▶ [To do]:
Locate, in the data below, the line that contains "Emit a Python" and the line that contains "from matplotlib.patches import Rectangle"; reproduce exactly those two lines and every line between them, nothing more.

Lines of data:
----------------------------------------
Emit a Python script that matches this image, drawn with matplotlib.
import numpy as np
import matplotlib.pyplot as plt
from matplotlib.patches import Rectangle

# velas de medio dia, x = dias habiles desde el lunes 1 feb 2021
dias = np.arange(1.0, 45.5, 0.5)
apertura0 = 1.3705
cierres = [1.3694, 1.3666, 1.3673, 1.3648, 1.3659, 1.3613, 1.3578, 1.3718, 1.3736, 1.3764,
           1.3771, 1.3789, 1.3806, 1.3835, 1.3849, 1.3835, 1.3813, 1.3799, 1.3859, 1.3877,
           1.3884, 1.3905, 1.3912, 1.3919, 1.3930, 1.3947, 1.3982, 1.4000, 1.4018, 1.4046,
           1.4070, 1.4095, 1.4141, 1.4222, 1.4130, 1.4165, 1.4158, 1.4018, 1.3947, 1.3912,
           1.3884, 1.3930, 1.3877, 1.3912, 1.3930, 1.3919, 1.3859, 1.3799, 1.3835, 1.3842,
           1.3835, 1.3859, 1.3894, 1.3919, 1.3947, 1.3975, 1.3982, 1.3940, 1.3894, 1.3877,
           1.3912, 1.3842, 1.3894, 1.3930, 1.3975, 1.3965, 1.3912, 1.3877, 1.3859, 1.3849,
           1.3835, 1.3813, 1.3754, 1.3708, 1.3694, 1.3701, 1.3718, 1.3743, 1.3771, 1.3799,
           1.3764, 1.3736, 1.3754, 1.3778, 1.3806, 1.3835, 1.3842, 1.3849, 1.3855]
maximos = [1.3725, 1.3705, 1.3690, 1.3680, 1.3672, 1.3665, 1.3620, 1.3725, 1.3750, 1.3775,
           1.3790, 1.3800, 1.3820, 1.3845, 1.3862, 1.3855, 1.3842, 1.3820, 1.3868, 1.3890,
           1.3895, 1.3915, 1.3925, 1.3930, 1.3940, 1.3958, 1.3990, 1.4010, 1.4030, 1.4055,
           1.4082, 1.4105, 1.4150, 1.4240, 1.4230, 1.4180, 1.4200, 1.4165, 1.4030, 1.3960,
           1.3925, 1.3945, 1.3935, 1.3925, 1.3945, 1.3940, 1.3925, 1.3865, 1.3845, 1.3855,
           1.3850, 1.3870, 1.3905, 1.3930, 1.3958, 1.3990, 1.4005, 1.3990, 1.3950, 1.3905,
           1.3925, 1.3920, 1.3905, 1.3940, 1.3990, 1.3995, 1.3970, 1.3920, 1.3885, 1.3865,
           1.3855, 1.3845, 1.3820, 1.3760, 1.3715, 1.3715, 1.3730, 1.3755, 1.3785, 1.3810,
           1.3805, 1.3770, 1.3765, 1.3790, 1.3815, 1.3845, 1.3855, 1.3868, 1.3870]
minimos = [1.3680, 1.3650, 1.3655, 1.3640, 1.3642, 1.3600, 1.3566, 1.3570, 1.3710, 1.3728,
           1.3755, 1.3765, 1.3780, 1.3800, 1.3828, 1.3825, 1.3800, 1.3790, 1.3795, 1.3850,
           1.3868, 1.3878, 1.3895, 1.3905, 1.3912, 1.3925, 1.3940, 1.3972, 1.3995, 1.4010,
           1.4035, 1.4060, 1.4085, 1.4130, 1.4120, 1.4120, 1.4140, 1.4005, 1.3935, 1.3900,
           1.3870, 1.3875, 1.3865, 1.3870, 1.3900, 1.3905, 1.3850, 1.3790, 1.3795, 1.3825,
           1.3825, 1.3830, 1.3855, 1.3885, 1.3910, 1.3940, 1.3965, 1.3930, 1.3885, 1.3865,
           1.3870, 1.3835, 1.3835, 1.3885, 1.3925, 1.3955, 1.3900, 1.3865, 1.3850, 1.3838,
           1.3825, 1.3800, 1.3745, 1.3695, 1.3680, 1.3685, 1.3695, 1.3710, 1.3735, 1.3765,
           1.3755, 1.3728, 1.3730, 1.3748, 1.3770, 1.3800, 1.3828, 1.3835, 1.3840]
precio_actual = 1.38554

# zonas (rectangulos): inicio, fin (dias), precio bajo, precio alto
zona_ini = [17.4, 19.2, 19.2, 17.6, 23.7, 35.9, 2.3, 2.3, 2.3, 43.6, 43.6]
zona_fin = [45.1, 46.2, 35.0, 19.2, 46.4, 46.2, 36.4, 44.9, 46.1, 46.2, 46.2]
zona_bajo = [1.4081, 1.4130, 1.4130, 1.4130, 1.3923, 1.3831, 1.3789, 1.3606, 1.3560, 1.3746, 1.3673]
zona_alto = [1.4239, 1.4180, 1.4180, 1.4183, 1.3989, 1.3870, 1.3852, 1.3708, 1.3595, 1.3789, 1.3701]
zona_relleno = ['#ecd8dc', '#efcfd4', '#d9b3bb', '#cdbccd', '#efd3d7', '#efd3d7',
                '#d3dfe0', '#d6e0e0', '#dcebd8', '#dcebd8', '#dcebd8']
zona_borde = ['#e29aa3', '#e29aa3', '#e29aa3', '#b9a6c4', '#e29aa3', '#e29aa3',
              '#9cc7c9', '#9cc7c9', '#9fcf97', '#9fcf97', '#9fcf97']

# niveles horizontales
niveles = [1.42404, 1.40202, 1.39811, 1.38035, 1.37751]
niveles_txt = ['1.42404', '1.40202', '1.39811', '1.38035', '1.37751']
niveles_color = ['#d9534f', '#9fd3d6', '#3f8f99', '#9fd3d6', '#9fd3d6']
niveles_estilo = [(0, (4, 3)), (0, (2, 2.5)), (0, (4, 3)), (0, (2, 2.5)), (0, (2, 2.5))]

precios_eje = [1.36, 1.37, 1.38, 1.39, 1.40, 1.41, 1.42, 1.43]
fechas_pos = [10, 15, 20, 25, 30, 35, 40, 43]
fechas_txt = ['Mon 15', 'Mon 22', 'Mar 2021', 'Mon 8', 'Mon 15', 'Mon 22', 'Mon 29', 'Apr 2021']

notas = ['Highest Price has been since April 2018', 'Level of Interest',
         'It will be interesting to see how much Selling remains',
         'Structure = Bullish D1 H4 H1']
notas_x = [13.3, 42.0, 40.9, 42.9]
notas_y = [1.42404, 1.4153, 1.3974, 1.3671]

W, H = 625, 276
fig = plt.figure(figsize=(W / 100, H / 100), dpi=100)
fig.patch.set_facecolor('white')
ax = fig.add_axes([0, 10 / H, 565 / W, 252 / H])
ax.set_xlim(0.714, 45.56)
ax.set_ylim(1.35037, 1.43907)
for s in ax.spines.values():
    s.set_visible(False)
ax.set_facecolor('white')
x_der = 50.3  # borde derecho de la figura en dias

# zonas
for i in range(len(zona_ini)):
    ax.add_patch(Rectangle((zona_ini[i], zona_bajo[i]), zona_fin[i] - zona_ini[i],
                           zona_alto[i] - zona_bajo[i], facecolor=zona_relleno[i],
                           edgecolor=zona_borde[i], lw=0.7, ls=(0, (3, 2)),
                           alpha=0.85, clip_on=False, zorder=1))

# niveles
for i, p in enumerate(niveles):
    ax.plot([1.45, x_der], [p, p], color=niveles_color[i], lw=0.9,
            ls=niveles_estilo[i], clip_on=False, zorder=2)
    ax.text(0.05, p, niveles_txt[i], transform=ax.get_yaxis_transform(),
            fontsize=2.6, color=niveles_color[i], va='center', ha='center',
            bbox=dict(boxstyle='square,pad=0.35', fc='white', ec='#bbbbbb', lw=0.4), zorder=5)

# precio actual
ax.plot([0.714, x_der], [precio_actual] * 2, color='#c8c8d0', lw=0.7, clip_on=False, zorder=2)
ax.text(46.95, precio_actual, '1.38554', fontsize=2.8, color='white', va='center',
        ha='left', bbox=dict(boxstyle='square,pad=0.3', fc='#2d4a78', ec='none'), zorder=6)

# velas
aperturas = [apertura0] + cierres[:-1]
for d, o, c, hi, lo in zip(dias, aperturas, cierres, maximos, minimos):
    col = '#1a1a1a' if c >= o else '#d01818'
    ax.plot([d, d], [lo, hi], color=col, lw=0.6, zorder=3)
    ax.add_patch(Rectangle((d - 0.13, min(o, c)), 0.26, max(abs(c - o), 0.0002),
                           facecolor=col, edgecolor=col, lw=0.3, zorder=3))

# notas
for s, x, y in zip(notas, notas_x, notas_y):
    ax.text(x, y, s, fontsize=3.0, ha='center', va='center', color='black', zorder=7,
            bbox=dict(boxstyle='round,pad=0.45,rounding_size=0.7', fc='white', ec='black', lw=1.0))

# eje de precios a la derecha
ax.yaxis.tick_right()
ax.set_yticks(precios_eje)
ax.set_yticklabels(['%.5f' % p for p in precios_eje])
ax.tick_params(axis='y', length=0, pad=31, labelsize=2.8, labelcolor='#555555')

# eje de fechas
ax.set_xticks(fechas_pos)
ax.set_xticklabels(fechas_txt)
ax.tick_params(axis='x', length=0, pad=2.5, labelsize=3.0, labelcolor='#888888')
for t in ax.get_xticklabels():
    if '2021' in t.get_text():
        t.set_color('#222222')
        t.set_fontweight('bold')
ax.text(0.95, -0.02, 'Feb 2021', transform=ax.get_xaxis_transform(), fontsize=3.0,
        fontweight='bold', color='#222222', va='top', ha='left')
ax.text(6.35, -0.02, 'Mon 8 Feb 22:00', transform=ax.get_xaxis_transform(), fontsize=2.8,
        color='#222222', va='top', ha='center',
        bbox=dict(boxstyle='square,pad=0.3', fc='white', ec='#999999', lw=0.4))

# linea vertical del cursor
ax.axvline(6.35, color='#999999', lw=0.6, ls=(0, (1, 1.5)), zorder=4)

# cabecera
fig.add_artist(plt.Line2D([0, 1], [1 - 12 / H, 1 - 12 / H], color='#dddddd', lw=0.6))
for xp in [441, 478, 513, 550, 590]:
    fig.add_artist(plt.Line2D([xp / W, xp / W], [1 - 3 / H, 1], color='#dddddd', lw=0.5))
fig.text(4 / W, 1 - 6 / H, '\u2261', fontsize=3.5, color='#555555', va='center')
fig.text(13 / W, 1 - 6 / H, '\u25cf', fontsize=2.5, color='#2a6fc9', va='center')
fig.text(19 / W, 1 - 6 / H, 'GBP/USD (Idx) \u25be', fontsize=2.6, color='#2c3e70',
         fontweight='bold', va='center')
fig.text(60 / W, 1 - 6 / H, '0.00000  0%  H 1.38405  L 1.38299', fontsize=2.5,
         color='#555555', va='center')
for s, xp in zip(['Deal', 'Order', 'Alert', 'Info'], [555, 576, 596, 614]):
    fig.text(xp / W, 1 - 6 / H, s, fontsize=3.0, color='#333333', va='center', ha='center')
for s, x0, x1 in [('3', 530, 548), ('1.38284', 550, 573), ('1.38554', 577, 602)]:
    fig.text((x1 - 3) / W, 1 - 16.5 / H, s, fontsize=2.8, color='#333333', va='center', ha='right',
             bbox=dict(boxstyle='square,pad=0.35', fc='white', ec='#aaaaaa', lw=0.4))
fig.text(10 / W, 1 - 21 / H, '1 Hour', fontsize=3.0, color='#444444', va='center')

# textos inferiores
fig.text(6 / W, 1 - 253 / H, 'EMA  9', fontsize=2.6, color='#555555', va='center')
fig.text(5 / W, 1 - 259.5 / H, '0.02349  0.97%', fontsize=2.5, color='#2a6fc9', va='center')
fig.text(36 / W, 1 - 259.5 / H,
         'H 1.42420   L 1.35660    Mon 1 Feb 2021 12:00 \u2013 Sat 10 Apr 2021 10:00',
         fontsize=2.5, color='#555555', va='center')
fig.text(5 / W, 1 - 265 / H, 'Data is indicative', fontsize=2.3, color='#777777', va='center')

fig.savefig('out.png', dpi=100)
----------------------------------------
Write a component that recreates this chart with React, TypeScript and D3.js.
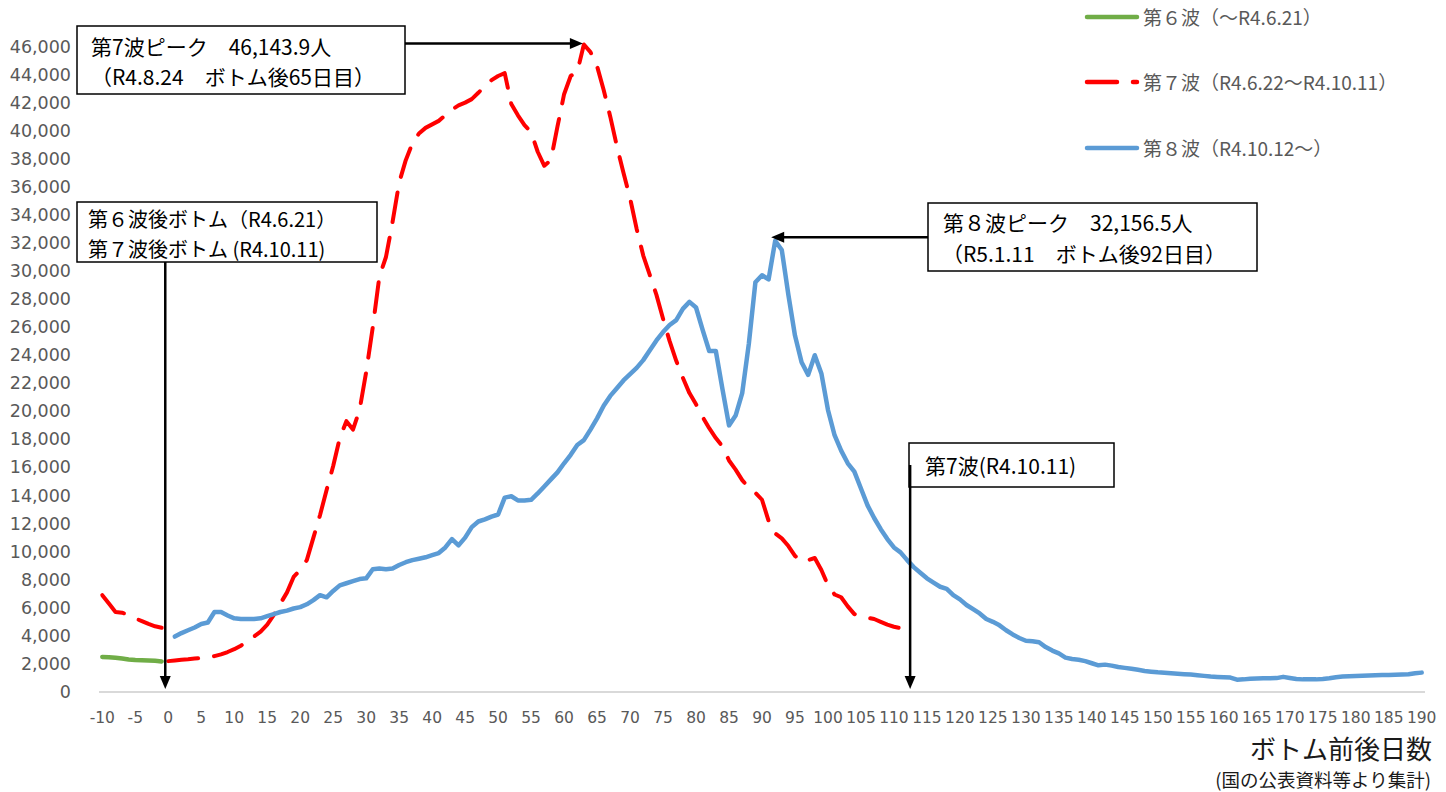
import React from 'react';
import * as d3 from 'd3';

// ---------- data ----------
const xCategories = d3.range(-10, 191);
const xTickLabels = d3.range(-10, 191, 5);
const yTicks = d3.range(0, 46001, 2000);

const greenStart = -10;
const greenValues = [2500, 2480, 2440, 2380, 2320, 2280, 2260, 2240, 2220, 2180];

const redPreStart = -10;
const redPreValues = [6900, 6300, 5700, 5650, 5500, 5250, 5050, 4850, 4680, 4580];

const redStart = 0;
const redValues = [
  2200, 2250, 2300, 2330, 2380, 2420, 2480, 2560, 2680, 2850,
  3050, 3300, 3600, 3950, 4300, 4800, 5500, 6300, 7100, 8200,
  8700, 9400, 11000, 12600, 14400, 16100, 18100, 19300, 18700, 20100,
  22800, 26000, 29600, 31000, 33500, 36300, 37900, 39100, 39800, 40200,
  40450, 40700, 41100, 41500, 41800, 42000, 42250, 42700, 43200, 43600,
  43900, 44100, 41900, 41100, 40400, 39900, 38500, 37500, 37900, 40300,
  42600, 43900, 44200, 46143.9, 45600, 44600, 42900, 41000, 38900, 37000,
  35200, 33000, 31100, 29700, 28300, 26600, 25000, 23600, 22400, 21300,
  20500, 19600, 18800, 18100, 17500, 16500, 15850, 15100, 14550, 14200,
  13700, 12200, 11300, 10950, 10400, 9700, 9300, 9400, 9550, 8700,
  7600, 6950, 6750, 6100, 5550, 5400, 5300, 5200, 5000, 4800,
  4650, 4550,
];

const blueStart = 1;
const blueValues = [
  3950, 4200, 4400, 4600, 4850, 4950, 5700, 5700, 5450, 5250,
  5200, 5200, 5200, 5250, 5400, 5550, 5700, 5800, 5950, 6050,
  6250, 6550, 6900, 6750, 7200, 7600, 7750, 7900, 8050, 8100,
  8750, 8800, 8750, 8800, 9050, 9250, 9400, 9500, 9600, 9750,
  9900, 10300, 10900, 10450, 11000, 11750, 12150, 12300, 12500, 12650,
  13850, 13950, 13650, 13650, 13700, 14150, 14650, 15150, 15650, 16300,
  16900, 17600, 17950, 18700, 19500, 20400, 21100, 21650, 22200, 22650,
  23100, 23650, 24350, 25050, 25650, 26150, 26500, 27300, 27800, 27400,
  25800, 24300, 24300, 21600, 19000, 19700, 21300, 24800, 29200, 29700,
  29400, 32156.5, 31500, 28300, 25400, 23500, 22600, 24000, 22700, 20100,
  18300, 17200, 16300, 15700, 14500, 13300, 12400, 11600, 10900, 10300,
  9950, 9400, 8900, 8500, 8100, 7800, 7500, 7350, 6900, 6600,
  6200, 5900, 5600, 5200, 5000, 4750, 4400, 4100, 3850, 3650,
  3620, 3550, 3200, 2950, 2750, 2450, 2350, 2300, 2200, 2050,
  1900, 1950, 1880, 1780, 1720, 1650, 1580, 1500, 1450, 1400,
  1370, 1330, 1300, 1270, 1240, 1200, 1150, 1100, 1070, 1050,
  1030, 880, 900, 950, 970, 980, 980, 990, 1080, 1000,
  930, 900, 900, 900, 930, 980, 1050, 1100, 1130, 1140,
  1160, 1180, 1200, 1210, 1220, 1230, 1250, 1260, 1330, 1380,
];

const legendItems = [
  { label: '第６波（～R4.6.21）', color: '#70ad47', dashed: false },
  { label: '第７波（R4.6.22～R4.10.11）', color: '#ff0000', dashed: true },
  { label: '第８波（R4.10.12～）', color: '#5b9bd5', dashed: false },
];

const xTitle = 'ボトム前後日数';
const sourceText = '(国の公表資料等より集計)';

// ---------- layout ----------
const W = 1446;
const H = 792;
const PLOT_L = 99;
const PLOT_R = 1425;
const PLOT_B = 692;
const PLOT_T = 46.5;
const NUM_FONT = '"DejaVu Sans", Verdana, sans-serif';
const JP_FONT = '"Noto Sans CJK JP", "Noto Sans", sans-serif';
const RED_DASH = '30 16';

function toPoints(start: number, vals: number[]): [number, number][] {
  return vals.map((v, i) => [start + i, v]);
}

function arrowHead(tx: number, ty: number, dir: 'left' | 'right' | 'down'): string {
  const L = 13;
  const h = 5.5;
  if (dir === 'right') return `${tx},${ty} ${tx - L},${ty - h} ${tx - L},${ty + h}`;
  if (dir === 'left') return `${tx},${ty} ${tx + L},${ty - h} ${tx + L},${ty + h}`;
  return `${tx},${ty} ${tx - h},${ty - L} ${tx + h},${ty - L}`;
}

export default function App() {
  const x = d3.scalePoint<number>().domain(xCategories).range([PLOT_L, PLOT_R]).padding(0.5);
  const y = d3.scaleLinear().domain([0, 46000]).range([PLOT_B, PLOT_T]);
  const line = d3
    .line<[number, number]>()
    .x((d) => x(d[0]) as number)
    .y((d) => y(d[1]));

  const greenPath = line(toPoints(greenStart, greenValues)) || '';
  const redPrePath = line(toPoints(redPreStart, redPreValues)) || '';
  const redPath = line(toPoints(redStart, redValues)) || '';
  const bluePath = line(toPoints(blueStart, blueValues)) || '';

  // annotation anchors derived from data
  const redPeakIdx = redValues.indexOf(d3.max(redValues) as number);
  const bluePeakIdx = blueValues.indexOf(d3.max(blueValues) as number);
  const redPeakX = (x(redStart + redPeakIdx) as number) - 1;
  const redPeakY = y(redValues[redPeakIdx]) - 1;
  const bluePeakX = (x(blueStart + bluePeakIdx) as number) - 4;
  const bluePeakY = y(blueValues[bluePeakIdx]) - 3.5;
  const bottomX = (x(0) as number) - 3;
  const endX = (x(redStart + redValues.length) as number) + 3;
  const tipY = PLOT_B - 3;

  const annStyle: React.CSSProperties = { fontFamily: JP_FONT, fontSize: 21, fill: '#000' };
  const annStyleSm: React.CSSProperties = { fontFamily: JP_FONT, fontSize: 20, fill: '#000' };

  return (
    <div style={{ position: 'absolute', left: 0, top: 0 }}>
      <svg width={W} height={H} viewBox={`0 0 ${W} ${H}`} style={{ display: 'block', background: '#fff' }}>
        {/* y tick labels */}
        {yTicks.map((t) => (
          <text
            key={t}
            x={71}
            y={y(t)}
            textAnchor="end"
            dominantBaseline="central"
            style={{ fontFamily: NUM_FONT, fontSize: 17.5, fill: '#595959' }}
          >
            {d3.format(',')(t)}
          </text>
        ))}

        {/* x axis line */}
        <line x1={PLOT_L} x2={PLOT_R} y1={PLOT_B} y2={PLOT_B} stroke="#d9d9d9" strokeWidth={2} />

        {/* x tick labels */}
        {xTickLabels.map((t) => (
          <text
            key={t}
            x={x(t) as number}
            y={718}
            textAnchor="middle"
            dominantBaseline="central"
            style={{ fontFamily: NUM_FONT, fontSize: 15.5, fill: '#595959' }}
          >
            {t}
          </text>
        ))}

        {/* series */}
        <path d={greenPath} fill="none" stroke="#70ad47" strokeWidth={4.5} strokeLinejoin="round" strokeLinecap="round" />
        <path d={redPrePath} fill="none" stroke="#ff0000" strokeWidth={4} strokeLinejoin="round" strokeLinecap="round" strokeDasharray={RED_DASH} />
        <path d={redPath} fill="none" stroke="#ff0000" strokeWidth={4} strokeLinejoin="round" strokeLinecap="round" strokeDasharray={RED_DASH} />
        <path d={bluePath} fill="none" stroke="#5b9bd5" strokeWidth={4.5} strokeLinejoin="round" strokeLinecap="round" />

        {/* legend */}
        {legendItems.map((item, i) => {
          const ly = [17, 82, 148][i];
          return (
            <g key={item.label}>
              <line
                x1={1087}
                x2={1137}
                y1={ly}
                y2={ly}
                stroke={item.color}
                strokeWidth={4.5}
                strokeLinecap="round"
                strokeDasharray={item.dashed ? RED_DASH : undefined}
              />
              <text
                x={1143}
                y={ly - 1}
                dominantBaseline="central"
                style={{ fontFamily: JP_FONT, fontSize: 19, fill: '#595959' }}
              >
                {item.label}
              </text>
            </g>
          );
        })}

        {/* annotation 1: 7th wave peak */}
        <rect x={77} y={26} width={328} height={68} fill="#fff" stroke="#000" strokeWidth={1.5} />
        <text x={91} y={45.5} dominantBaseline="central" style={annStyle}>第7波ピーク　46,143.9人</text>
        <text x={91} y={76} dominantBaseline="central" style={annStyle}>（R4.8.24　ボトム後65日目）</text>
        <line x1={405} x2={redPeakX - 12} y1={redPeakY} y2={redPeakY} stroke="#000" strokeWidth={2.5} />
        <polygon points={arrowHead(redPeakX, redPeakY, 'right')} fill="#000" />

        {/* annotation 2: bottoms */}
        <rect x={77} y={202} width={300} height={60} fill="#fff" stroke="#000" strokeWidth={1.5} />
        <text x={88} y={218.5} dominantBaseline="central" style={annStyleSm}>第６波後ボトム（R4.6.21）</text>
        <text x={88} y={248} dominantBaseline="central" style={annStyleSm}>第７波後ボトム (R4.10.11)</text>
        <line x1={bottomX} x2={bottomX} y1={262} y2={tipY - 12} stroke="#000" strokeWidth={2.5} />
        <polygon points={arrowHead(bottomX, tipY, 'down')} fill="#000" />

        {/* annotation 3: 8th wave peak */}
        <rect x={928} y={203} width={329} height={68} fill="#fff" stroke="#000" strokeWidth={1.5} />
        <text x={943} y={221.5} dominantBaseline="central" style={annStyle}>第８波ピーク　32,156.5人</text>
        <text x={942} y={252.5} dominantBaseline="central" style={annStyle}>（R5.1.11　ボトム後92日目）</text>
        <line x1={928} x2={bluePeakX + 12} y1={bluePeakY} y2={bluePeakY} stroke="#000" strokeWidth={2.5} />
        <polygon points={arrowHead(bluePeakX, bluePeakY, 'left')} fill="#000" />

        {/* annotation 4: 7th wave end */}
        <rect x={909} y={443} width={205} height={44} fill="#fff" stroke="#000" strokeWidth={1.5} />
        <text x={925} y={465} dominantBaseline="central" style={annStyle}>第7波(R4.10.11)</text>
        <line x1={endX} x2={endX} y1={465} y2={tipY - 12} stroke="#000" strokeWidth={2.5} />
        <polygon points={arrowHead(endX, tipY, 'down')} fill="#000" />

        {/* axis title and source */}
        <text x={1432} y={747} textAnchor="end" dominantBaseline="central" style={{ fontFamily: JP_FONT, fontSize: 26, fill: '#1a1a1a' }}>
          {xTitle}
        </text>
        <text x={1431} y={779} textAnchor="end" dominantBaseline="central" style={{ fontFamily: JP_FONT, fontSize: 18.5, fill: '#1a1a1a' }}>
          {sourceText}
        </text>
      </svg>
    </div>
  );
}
----------------------------------------
▶ [The completed task]:
Emit a Python script that matches this image, drawn with matplotlib.
import numpy as np
import matplotlib.pyplot as plt
from matplotlib.patches import Rectangle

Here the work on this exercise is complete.